3.1 两阶段提交 (2PC - Two Phase Commit)

引入一个协调者 来指挥所有参与者

  • Phase 1: 投票。协调者问:“都能提交吗?”参与者执行事务但不提交,锁定资源,写好 Undo/Redo 日志,然后回“Yes”或“No”。
  • Phase 2: 决断
    • 如果全员 Yes $\to$ 协调者发 Commit。
    • 只要有一个 No $\to$ 协调者发 Abort。

3.2 2PC 的致命缺陷:阻塞 (Blocking)

2PC 最大的问题是它是阻塞协议

  • 如果协调者在发出 Prepare 后挂了,参与者们就尴尬了:它们锁定了资源,手里拿着“Yes”,但不知道该提交还是回滚。它们只能无限等待协调者复活。这是 AC 的反面教材。
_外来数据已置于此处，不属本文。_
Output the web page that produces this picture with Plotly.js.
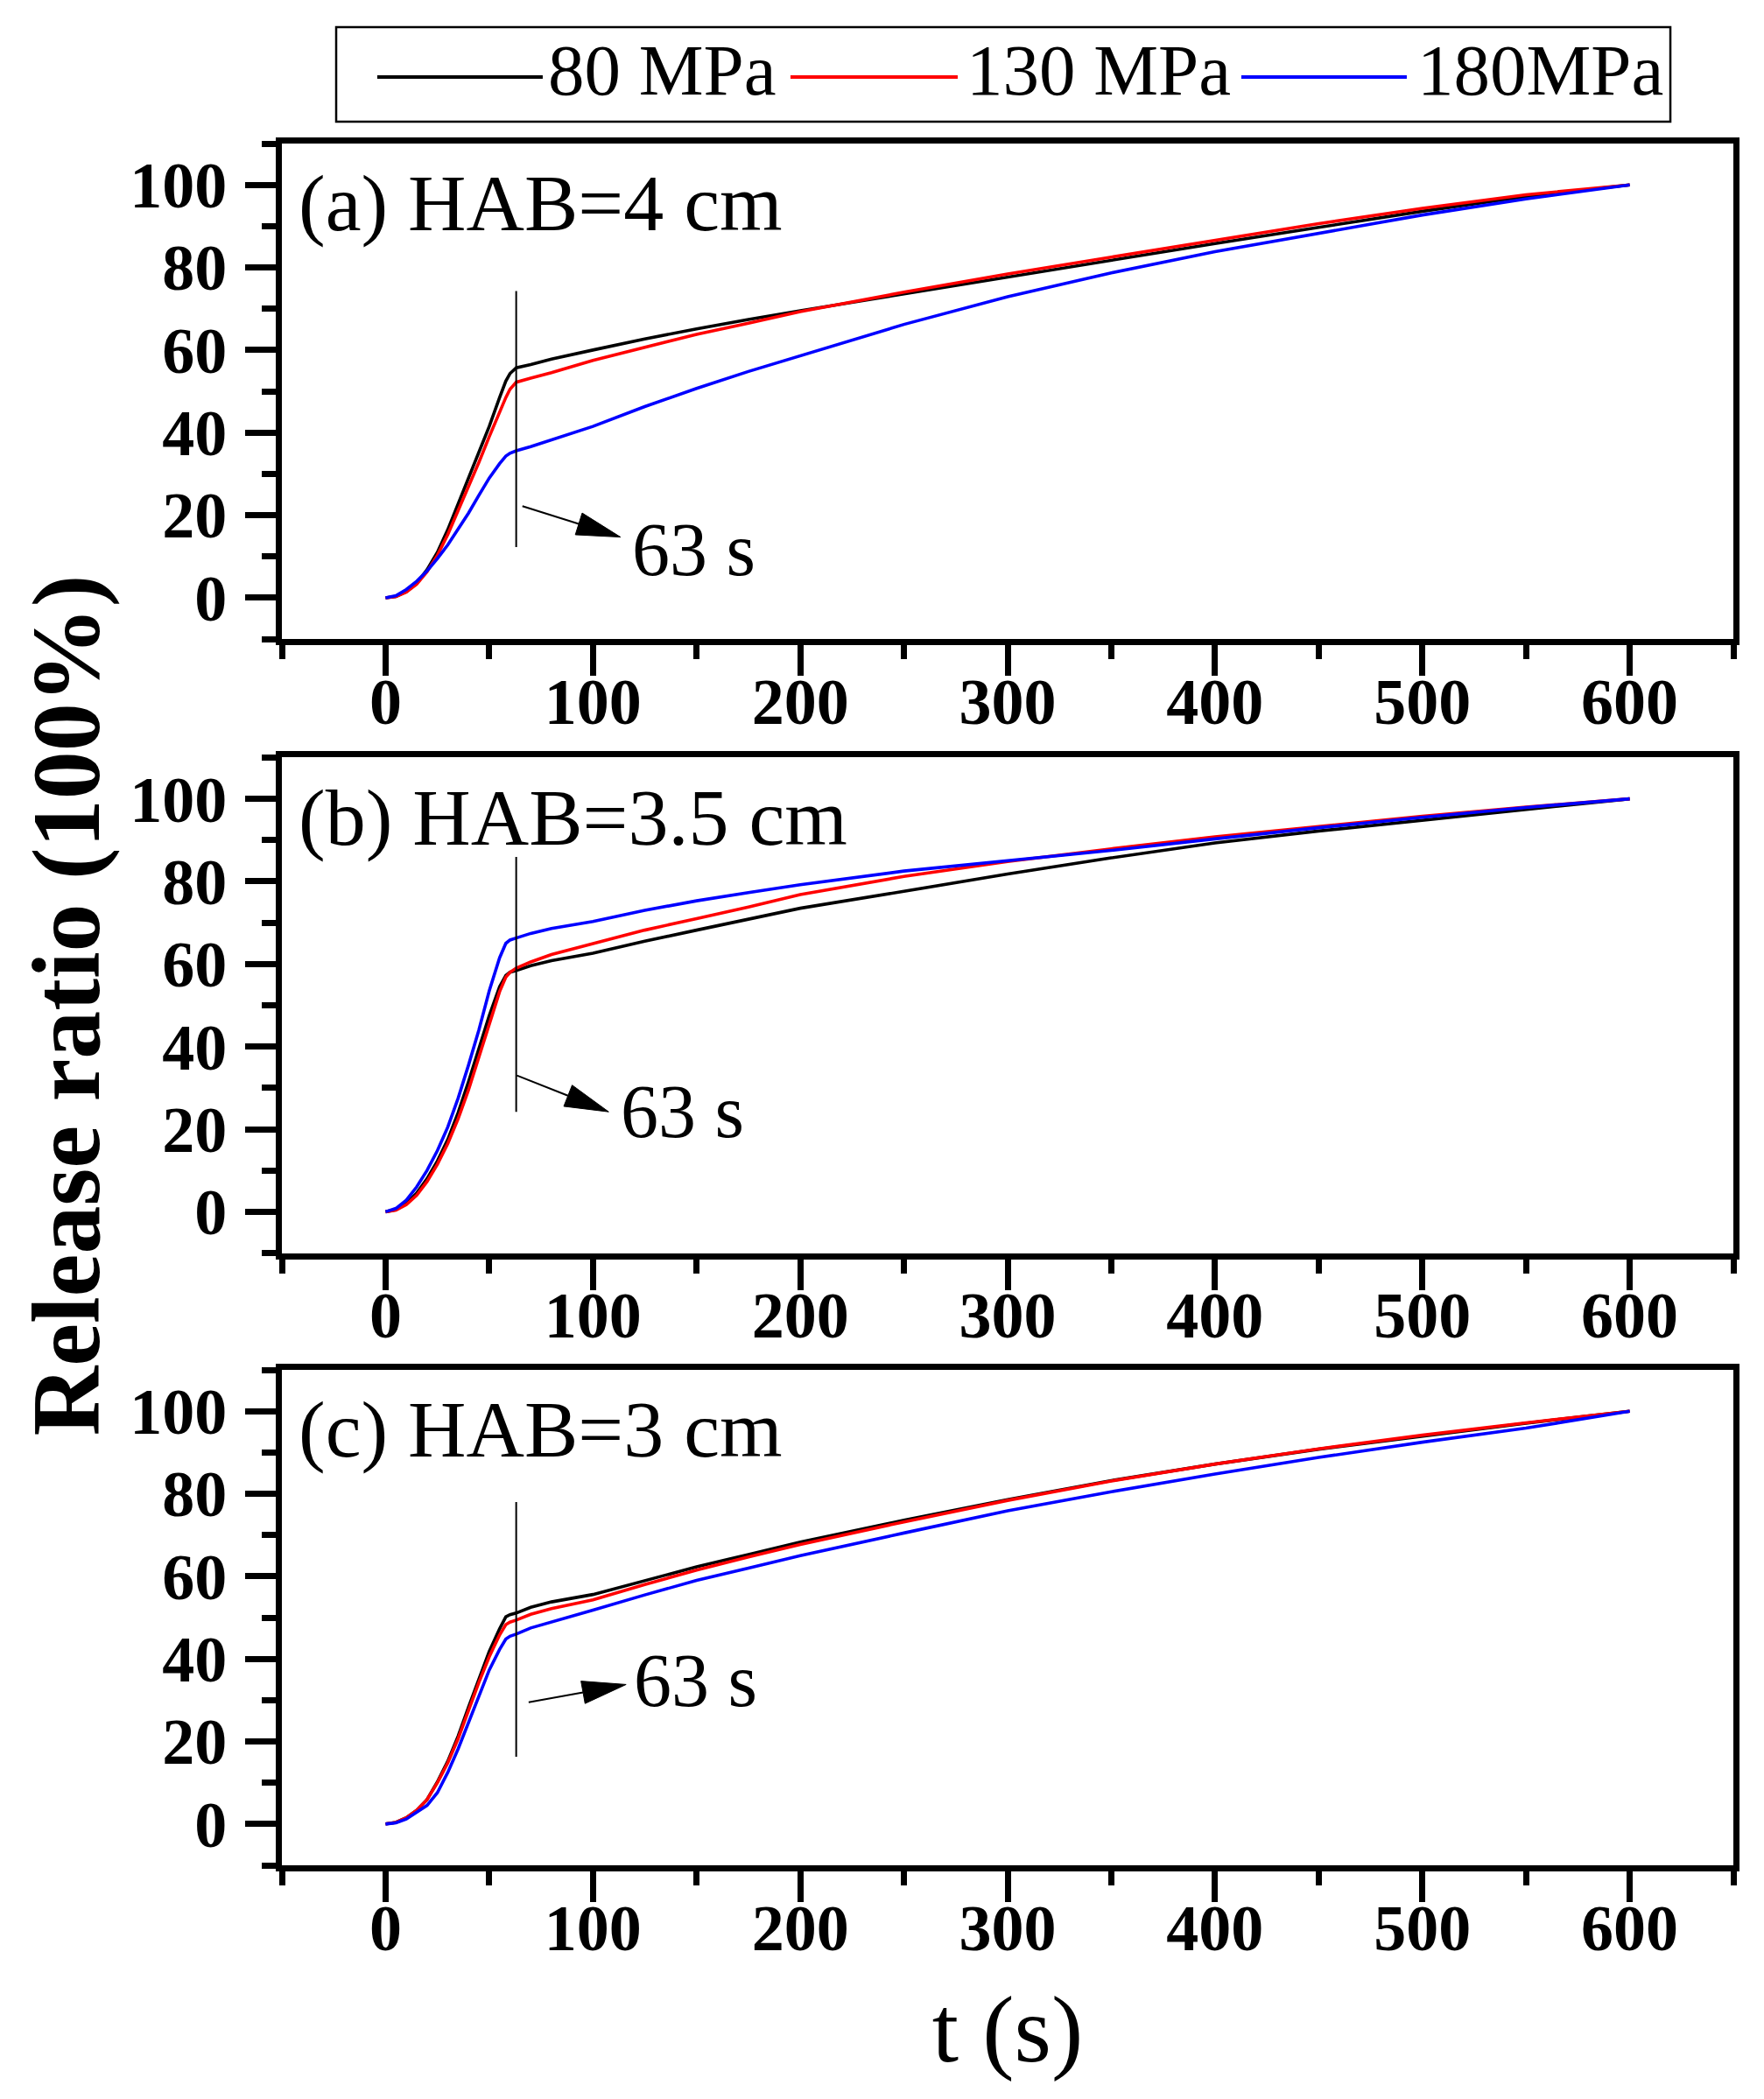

3PC 试图通过增加 Pre-Commit 阶段和超时机制来解决阻塞,但在网络分区时仍可能导致数据不一致,因此工业界更倾向于使用基于共识的算法。

4. 分布式共识:Paxos

2PC 要求 100% 节点同意,这太脆弱了。我们希望只要大多数 节点活着,系统就能工作。这就是共识 问题。

4.1 Paxos 算法

Paxos 是分布式一致性的基石(Google Chubby, Zookeeper 核心思想源于此)。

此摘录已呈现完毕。